Preventing split brain

Split brain is the scenario that occurs when more than one primary node is active in a PostgreSQL cluster simultaneously. In these circumstances, if any data was written to both nodes from the application, it becomes extremely difficult to rectify. Certainly, no cluster with such data corruption can be considered highly available!

In this recipe, we will further explore the concept, and how we might mitigate this problem.

Getting ready

An important concept necessary for preventing split brain scenarios is fencing, or isolation of a node from the application and database stack. Often, this is accomplished through STONITH (which stands for Shoot The Other Node In The Head). After accounting for situations where this is not possible, the old primary must invoke SMITH instead, or Shoot Myself In The Head. While it may sound extreme, for servers, this is really a temporary solution to prevent a more worrying complication.

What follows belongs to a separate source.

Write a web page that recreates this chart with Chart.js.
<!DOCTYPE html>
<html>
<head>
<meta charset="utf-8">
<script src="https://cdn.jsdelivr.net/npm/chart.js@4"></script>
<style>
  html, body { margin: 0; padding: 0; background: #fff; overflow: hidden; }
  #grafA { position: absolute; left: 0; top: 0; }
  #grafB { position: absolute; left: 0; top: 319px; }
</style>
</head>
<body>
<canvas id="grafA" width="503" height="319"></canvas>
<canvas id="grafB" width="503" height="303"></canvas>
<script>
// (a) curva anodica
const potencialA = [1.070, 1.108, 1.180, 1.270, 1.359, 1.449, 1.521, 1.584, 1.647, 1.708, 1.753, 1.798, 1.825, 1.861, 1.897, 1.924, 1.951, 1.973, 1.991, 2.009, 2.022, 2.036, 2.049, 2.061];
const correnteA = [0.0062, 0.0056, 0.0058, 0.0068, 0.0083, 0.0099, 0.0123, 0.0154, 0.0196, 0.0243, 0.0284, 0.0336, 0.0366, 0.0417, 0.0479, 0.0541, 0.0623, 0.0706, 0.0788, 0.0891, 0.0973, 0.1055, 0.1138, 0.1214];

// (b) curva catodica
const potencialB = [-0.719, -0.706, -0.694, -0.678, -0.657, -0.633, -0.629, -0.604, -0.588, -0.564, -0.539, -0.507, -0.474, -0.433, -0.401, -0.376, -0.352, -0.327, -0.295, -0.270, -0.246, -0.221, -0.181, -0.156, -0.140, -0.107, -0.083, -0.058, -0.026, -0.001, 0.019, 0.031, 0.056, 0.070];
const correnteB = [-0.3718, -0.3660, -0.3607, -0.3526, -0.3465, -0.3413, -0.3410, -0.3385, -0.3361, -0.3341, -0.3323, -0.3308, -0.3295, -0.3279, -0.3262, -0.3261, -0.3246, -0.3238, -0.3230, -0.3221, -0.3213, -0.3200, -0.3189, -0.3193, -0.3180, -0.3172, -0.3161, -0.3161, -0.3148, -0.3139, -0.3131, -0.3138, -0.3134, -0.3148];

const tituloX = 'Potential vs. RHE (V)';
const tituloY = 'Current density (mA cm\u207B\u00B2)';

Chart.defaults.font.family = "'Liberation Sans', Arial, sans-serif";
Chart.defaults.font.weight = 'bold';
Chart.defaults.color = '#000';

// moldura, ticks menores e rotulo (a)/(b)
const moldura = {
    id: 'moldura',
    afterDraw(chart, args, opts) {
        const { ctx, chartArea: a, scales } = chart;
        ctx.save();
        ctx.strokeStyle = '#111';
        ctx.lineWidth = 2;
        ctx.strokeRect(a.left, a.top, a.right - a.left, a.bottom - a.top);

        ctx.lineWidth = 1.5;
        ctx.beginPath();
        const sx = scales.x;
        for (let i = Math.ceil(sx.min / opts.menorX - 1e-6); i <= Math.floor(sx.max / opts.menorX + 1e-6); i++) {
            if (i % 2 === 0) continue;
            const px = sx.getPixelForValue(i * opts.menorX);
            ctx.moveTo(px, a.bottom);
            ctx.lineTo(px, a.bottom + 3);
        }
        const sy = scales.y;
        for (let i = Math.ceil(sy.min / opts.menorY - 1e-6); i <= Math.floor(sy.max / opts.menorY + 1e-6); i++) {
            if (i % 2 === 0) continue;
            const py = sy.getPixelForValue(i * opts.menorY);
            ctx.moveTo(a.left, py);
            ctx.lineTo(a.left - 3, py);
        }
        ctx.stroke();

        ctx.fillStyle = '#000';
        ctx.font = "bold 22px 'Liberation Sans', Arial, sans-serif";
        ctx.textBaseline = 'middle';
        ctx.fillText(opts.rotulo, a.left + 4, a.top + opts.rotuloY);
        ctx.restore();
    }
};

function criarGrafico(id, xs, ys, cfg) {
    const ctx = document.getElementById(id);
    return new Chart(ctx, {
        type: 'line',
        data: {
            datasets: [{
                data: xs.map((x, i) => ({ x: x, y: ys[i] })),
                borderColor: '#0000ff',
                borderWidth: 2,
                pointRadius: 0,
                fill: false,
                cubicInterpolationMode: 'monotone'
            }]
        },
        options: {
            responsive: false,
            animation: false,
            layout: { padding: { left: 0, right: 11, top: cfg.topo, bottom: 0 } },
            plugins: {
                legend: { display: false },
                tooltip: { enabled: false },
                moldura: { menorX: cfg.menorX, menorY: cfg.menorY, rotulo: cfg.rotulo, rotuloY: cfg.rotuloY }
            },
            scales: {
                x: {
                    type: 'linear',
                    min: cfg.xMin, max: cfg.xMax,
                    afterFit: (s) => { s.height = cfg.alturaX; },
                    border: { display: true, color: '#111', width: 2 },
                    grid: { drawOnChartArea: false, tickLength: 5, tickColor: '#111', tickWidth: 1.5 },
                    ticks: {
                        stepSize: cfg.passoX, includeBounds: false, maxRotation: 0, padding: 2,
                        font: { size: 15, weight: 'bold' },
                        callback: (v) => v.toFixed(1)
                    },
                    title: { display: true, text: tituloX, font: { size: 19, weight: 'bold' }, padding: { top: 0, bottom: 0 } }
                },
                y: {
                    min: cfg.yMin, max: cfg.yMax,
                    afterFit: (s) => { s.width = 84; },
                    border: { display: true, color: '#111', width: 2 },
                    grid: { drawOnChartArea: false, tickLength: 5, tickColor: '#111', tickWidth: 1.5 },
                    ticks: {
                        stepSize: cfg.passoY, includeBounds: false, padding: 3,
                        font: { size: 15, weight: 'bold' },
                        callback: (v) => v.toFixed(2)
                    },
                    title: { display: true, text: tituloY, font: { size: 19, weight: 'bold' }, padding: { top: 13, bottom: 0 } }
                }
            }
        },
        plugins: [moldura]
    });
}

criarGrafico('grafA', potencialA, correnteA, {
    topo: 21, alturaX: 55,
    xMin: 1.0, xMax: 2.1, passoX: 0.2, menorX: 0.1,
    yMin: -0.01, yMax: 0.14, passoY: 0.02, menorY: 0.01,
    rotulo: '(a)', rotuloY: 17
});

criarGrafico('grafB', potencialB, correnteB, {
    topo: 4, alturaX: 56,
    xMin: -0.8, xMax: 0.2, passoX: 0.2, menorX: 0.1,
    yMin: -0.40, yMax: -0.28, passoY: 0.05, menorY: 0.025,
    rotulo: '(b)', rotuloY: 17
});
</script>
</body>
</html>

Keep these terms in mind while we explore how they may affect our architecture.

How to do it...

Apply these steps when designing a cluster to help minimize or eliminate the risk of split brain:

If available, allocate STONITH hardware for nodes that may take the role of the Primary.
Consider situations where SMITH must be used instead, during network interruptions.
Ensure PostgreSQL does not start automatically following a system reboot.

How it works...

Modern servers are often equipped with hardware that enables remote administration. These components often allow network access to the boot process itself. In the case where PostgreSQL is installed on virtual servers, the hypervisor serves this role. Many companies commonly install Power Distribution Units (PDU) that can be remotely instructed to cut power to a server.

Whatever the approach, working with infrastructure or systems operations teams is likely necessary to gain access to interact with these devices. As an example, imagine we have a 2-node cluster consisting of a Primary and Standby, and a PDU is available for each. We could do something like this:

In this case, in the case of a failover and subsequent promotion, the Standby could instruct the PDU to cut power to the Primary to ensure that it wasn't possible for applications to be connected. But what about a scenario where it's far more common for network interruptions, such as between two data centers, as seen here:

In this scenario, the Standby would be unable to shut down the Primary node in the case of a failover. This is why it's important to consider SMITH approaches as well. In this case, the Primary should monitor the state of the Standby and Witness, and if both disconnect for a sufficient period, it should assume the Standby will be promoted. In this case, it would power itself down to prevent applications from interacting with it.

Finally, always disable the PostgreSQL start up mechanism on clusters equipped with high availability management software. That software should manage starting and stopping the service, and this will also prevent unintended events such as accidentally having two primary nodes active simply because a reboot started a previously failed PostgreSQL node.

Advanced recipes later in this book will adhere to the rule of disabling PostgreSQL on startup and provide exact instructions for doing so.

There's more...

The reason preventing split brain is so difficult is that it's not an easy problem to solve. This is why dedicated software for managing high availability exists. While these are not immune to the issue, they greatly reduce the potential of occurrence.

Pacemaker has components specifically for interacting with STONITH hardware. repmgr implements the concept of hook scripts for event notifications, and accounts for scenarios where the Primary is isolated from the remainder of the cluster as seen in the previous diagram. Patroni uses a sophisticated locking mechanism that only allows one primary node to be registered at once.

Don't try to invent a solution for an already solved problem when most of the work has already been done by companies dedicated to the cause.